Why Syed - the owner of Spanish club Racing Santander - would want a deal involving owning half of the Phoenix is anyone's guess. Maybe he is on a roll and doesn't know much about soccer, having only bought the Spanish club last month.
He also had a crack at buying English club Blackburn Rovers last year, leading to the revelation that Bahrain authorities ordered Syed to close his company last year because it made a staggering amount of money in a ridiculously short period of time.
"Fortune favours the brave," is a Syed quote and English newspaper the Telegraph reported that in this case, the company's good fortune involved receiving a mysterious billion dollar loan located in very fine print.
According to an Indian newspaper, Hyderabad police want to talk to him about some of his business dealings.
The doubts around WGA are hardly proven, but from a Phoenix perspective, none of this sounds overly promising either.
Many of us fervently hope a rescue package emerges.
Serepisos may have his faults, but he saved this country's A-League. Sometimes you need the schemers and dreamers to overcome bad odds.

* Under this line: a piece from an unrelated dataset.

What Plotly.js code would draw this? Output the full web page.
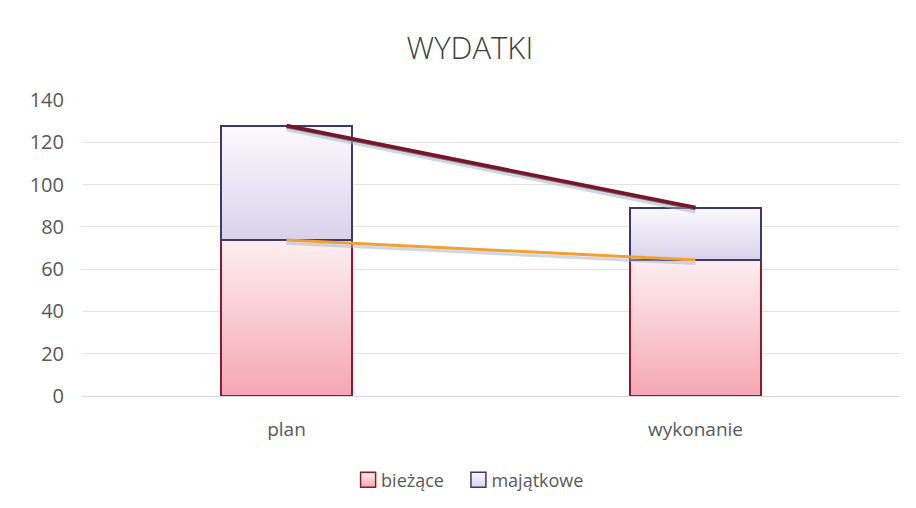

The rhetoric is worrying, though, if you like your loans steeped in reality.
"This could be bigger than Ben Hur," Serepisos claimed on his return from Switzerland.
There is the accompanying claim that the deal will open the way for Phoenix players to play in La Liga, the top Spanish league.
Yes, yes, we've heard all this sort of nonsense before.
Spanish soccer clubs are quite capable of finding their own players without holding hands with little A-League teams and, as yet, Spain is not crawling with our footy exports.
Bigger than Howard the Duck maybe, but let's just leave the Phoenix rescue package there for now.
I seem to remember similar cousin-club claims involving an Auckland A-League franchise and English giants Chelsea.
Chelsea are heavily in debt but at least they still hum along to a Russian tune, unlike the long-gone, and very forgettable Auckland outfit.